We feature three stories where the narratives drive the main character over an edge into wild, bizarre, seemingly uncharacteristic extreme behaviour. Suhit Kelkar’s, ‘There’s Another Way’, explores an illicit love affair at the very beginning of its existence. The emotional pressures that each of the characters feels, compounded by the lies and secrecy surrounding their meeting, and most of all, the schism in their expectations leads to a dramatic escalation in his response to the situation. In Michelle D’costa’s examination of the loneliness, the resident hopefulness, and the burgeoning interest in body and sexuality of an earnest and relatively naive young woman, the reader is taken to a festival in a women’s college in Bangalore. Titled ‘The Guy Who Could Dance’, the passing, often deliberate small cruelties that are directed at a newcomer, an outsider to the fold and the inherent anxieties that beset her – ‘He will find out you are a virgin, you haven’t even kissed a guy’ – culminate in a response that she does not know she has in her. ‘Dom Teotónio’ is a historical story, set in Goa by Maria Elsa Da Rocha, one of the last writers who wrote in Portuguese, and translated by Paul Melo e Castro. It recounts the preparation for and wedding of a young nobleman. Opening a window both into the lives of the privileged Portuguese gentry of the past and the relationship between different communities in the region, it ends in a dramatic confrontation evoking satisfying sounds of the crashing of swords and the shattering of glass.
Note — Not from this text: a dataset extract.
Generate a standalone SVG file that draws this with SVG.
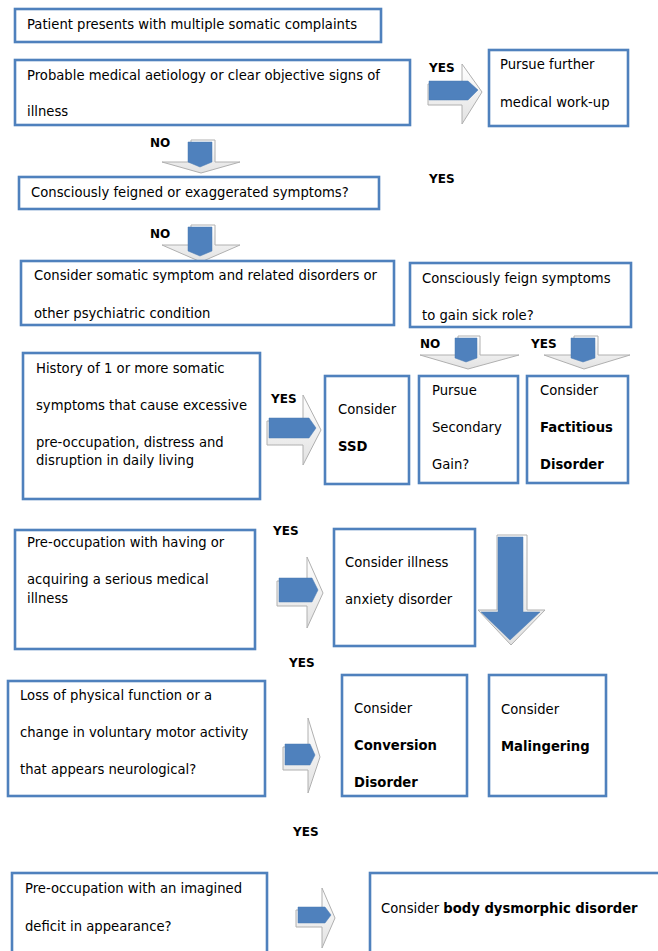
<svg xmlns="http://www.w3.org/2000/svg" width="658" height="951" viewBox="0 0 658 951">
<defs>
<linearGradient id="shade" x1="0" y1="0" x2="0" y2="1">
<stop offset="0" stop-color="#ffffff"/>
<stop offset="1" stop-color="#e2e2e2"/>
</linearGradient>
</defs>
<style>
.box{fill:#ffffff;stroke:#4f81bd;stroke-width:2.6}
.t{font-family:"DejaVu Sans",Verdana,sans-serif;font-size:13.2px;fill:#000}
.b{font-weight:bold}
.lbl{font-family:"DejaVu Sans",Verdana,sans-serif;font-size:12px;font-weight:bold;fill:#000}
.sh{fill:url(#shade);stroke:#b0b0b0;stroke-width:1}
.ar{fill:#4f81bd;stroke:#4a7ab3;stroke-width:0.5}
</style>
<rect width="658" height="951" fill="#ffffff"/>

<g id="connectors">
<!-- R1 -->
<polygon class="sh" points="428,84 462,84 462,64 482,92 462,124 462,105 428,105"/>
<polygon class="ar" points="429,81 468,81 478,90 468,100 429,100"/>
<!-- R2 -->
<polygon class="sh" points="267,421 303,421 303,395 321,430 303,465 303,445 267,445"/>
<polygon class="ar" points="269,418 309,418 316,428 309,438 269,438"/>
<!-- R3 -->
<polygon class="sh" points="277,581 307,581 307,557 323,593 307,628 307,606 277,606"/>
<polygon class="ar" points="279,578 312,578 318,590 312,602 279,602"/>
<!-- R4 -->
<polygon class="sh" points="283,747 308,747 308,718 320,757 308,793 308,770 283,770"/>
<polygon class="ar" points="285,744 310,744 315,755 310,765 285,765"/>
<!-- R5 -->
<polygon class="sh" points="296,910 322,910 322,888 335,918 322,948 322,927 296,927"/>
<polygon class="ar" points="298,907 325,907 331,915 325,923 298,923"/>
<!-- D1 -->
<polygon class="sh" points="191,140 215,140 215,162 240,162 201,173 162,162 191,162"/>
<polygon class="ar" points="188,142 212,142 212,162 200,167 188,162"/>
<!-- D2 -->
<polygon class="sh" points="191,225 215,225 215,245 240,245 201,262 162,245 191,245"/>
<polygon class="ar" points="188,227 212,227 212,251 200,256 188,251"/>
<!-- D3 -->
<polygon class="sh" points="458,336 480,336 480,355 519,355 468,369 420,355 458,355"/>
<polygon class="ar" points="455,338 477,338 477,358 466,362 455,358"/>
<!-- D4 -->
<polygon class="sh" points="574,336 598,336 598,355 630,355 584,369 544,355 574,355"/>
<polygon class="ar" points="571,338 595,338 595,358 583,362 571,358"/>
<!-- D5 big -->
<polygon class="sh" points="497,535 527,535 527,610 545,610 511,645 478,610 497,610"/>
<polygon class="ar" points="498,537 523,537 523,612 540,612 510,640 481,612 498,612"/>

<text class="lbl" x="429" y="72">YES</text>
<text class="lbl" x="150" y="147">NO</text>
<text class="lbl" x="429" y="183">YES</text>
<text class="lbl" x="150" y="238">NO</text>
<text class="lbl" x="420" y="348">NO</text>
<text class="lbl" x="531" y="348">YES</text>
<text class="lbl" x="271" y="403">YES</text>
<text class="lbl" x="273" y="535">YES</text>
<text class="lbl" x="289" y="667">YES</text>
<text class="lbl" x="293" y="836">YES</text>
</g>

<g id="n1">
<rect class="box" x="15" y="9" width="366" height="33"/>
<text class="t" x="27" y="29">Patient presents with multiple somatic complaints</text>
</g>
<g id="n2">
<rect class="box" x="15" y="60" width="395" height="65"/>
<text class="t" x="27" y="80">Probable medical aetiology or clear objective signs of</text>
<text class="t" x="27" y="116">illness</text>
</g>
<g id="n3">
<rect class="box" x="489" y="50" width="139" height="76"/>
<text class="t" x="500" y="69">Pursue further</text>
<text class="t" x="500" y="107">medical work-up</text>
</g>
<g id="n4">
<rect class="box" x="19" y="177" width="360" height="32"/>
<text class="t" x="31" y="197">Consciously feigned or exaggerated symptoms?</text>
</g>
<g id="n5">
<rect class="box" x="21" y="261" width="373" height="64"/>
<text class="t" x="34" y="280">Consider somatic symptom and related disorders or</text>
<text class="t" x="34" y="318">other psychiatric condition</text>
</g>
<g id="n6">
<rect class="box" x="410" y="263" width="221" height="64"/>
<text class="t" x="422" y="283">Consciously feign symptoms</text>
<text class="t" x="422" y="320">to gain sick role?</text>
</g>
<g id="n7">
<rect class="box" x="23" y="353" width="237" height="146"/>
<text class="t" x="36" y="373">History of 1 or more somatic</text>
<text class="t" x="36" y="410">symptoms that cause excessive</text>
<text class="t" x="36" y="447">pre-occupation, distress and</text>
<text class="t" x="36" y="465">disruption in daily living</text>
</g>
<g id="n8">
<rect class="box" x="325" y="376" width="84" height="108"/>
<text class="t" x="338" y="414">Consider</text>
<text class="t b" x="338" y="451">SSD</text>
</g>
<g id="n9">
<rect class="box" x="419" y="376" width="99" height="107"/>
<text class="t" x="432" y="395">Pursue</text>
<text class="t" x="432" y="432">Secondary</text>
<text class="t" x="432" y="469">Gain?</text>
</g>
<g id="n10">
<rect class="box" x="527" y="376" width="101" height="107"/>
<text class="t" x="540" y="395">Consider</text>
<text class="t b" x="540" y="432">Factitious</text>
<text class="t b" x="540" y="469">Disorder</text>
</g>
<g id="n11">
<rect class="box" x="15" y="530" width="240" height="119"/>
<text class="t" x="27" y="547">Pre-occupation with having or</text>
<text class="t" x="27" y="584">acquiring a serious medical</text>
<text class="t" x="27" y="603">illness</text>
</g>
<g id="n12">
<rect class="box" x="334" y="529" width="141" height="117"/>
<text class="t" x="345" y="567">Consider illness</text>
<text class="t" x="345" y="604">anxiety disorder</text>
</g>
<g id="n13">
<rect class="box" x="8" y="681" width="257" height="115"/>
<text class="t" x="20" y="700">Loss of physical function or a</text>
<text class="t" x="20" y="737">change in voluntary motor activity</text>
<text class="t" x="20" y="774">that appears neurological?</text>
</g>
<g id="n14">
<rect class="box" x="342" y="675" width="125" height="121"/>
<text class="t" x="354" y="713">Consider</text>
<text class="t b" x="354" y="750">Conversion</text>
<text class="t b" x="354" y="787">Disorder</text>
</g>
<g id="n15">
<rect class="box" x="489" y="675" width="117" height="121"/>
<text class="t" x="501" y="714">Consider</text>
<text class="t b" x="501" y="751">Malingering</text>
</g>
<g id="n16">
<rect class="box" x="12" y="873" width="255" height="100"/>
<text class="t" x="25" y="893">Pre-occupation with an imagined</text>
<text class="t" x="25" y="931">deficit in appearance?</text>
</g>
<g id="n17">
<rect class="box" x="370" y="873" width="310" height="100"/>
<text class="t" x="381" y="913">Consider <tspan class="b">body dysmorphic disorder</tspan></text>
</g>
</svg>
Two of the remaining stories in the issue deal with the limit by not quite arriving at it. Saritha Rao-Rayachoti gives us a story of separation, and the potential of reunion told from the point of view of a young woman looking back at her childhood. The power of this story – that conjures aromas as triggers of memory so strongly that the reader can almost experience them – is that it steers clear of drama and draws the reader towards the edge of emotional fulfilment without quite getting there. Mariya Salim’s ‘Burning’ is a story of domestic abuse and marital rape. The protagonist, the abused wife, never quite confronts the abuse or her abuser for what it is. Rather, she circles, like many in our society, around the situation, justifying the actions of her husband and making excuses for him. Will her understanding of the balance of society ever tip?
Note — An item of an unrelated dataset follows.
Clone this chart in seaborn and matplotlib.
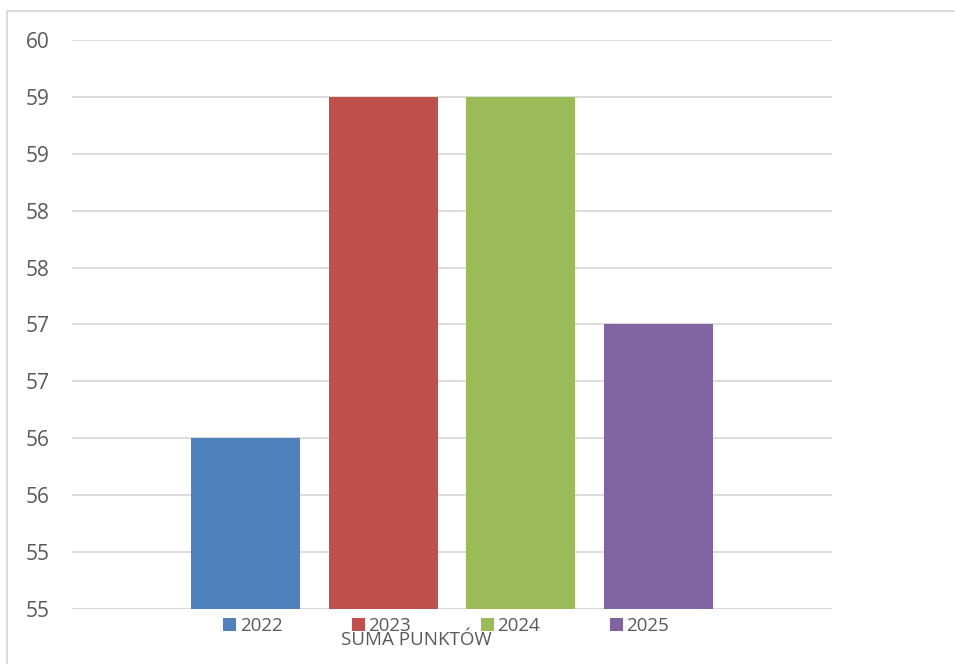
import matplotlib
matplotlib.use("Agg")
import matplotlib.pyplot as plt
import seaborn as sns
import pandas as pd
from matplotlib.lines import Line2D
from matplotlib.patches import Patch

years = ["2022", "2023", "2024", "2025"]
values = [56.5, 59.5, 59.5, 57.5]
category = "SUMA PUNKTÓW"
tick_values = [55, 55.5, 56, 56.5, 57, 57.5, 58, 58.5, 59, 59.5, 60]
tick_labels = ["55", "55", "56", "56", "57", "57", "58", "58", "59", "59", "60"]
colors = ["#4F81BD", "#C0504D", "#9BBB59", "#8064A2"]

df = pd.DataFrame({"cat": [category] * len(years), "year": years, "value": values})

sns.set_theme(style="white")
plt.rcParams["font.family"] = ["Open Sans", "DejaVu Sans"]

fig = plt.figure(figsize=(9.55, 6.64), dpi=100)
ax = fig.add_axes([72 / 955, 1 - 609 / 664, (832 - 72) / 955, (609 - 40) / 664])

sns.barplot(data=df, x="cat", y="value", hue="year", palette=colors,
            width=0.726, gap=0.21, ax=ax, legend=False, saturation=1, linewidth=0)

ax.set_xlim(-0.5, 0.5)
ax.set_ylim(55, 60)
ax.set_yticks(tick_values)
ax.set_yticklabels(tick_labels)
ax.set_xticks([])
ax.set_xlabel("")
ax.set_ylabel("")
ax.grid(axis="y", color="#D9D9D9", linewidth=1.3)
ax.set_axisbelow(True)
for s in ax.spines.values():
    s.set_visible(False)
ax.tick_params(axis="y", length=0, pad=16, labelsize=15, labelcolor="#595959")
ax.axhline(55, color="#D9D9D9", linewidth=1.3, zorder=0.5)

handles = [Patch(facecolor=c, edgecolor="none") for c in colors]
leg = fig.legend(handles, years, loc="center", bbox_to_anchor=(446 / 955, 1 - 626 / 664),
                 ncol=4, frameon=False, fontsize=13.5, handlelength=0.69, handleheight=0.69,
                 handletextpad=0.21, columnspacing=3.7, labelcolor="#595959",
                 borderpad=0, borderaxespad=0)

fig.text(416 / 955, 1 - 640 / 664, category, ha="center", va="center",
         fontsize=13.5, color="#595959")

# chart frame
fig.add_artist(Line2D([7 / 955, 1.0], [1 - 11 / 664, 1 - 11 / 664], color="#D9D9D9", linewidth=1.3))
fig.add_artist(Line2D([7 / 955, 7 / 955], [0.0, 1 - 11 / 664], color="#D9D9D9", linewidth=1.3))

fig.savefig("out.png", dpi=100)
The last story in this issue of Out of Print 38, ‘Piece of the Moon’ by Vismay Harani is an unlikely one of adventure and heroism. Young love, an errant lover distracted by his telescope, an ultimatum – a demand for a ‘piece of the moon’ as a proof of true love are the ingredients that make up this warm, sweet, human tale of love.
The extraordinary artwork, a 2015 site specific intervention using gold leaf in Shyam Bazaar, Dhaka, that speaks to every story in the issue, is by Ayesha Sulatana.